Gyro-average is a crucial operation to capturing the essential finite Larmor radius (FLR) effect in gyrokinetic simulation. In order to simulate strongly shaped plasmas, an innovative multi-point average method based on non-orthogonal coordinates has been developed to improve the accuracy of the original multi-point average method in gyrokinetic particle simulation. This new gyro-average method has been implemented in the gyrokinetic toroidal code (GTC). Benchmarks have been carried out to prove the accuracy of this new method. In the limit of concircular tokamak, ion temperature gradient (ITG) instability is accurately recovered for this new method and consistency is achieved. The new gyro-average method is also used to solve the gyrokinetic Poisson equation, and its correctness is confirmed in the long-wavelength limit for realistically shaped plasmas.
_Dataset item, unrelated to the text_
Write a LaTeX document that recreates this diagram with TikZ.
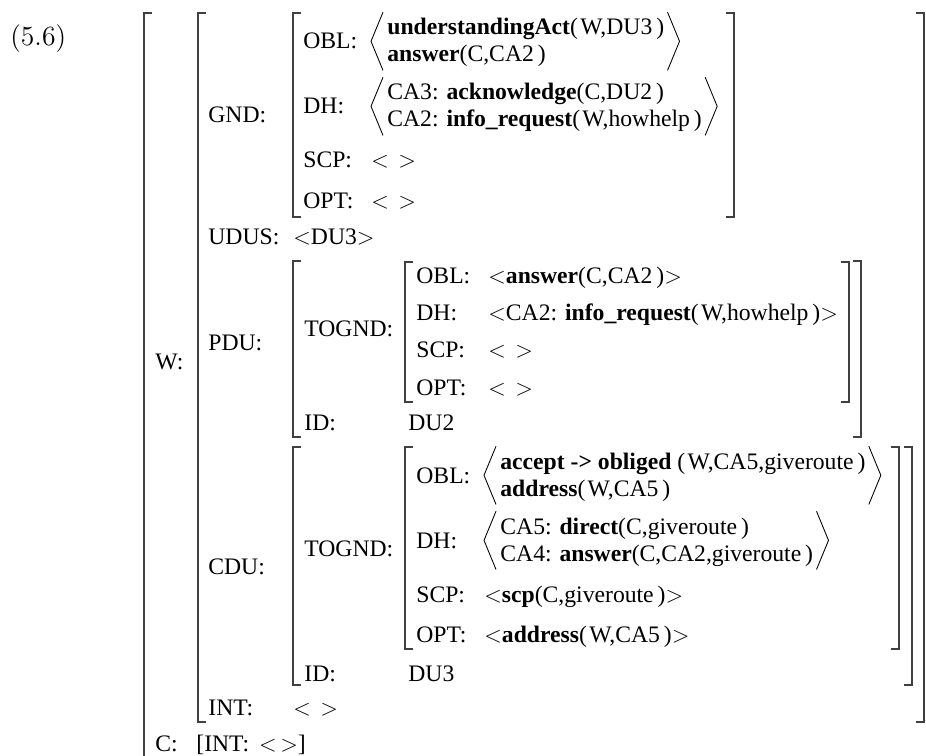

The improved GTC code with the new gyro-average method is used to investigate the ITG instability with EAST magnetic geometry. The simulation results show that the correction induced by this new method in the linear growth rate is more significant for short-wavelength modes where the FLR effect becomes important. Due to its simplicity and accuracy, this new gyro-average method can find broader applications in simulating shaped plasmas in realistic tokamaks.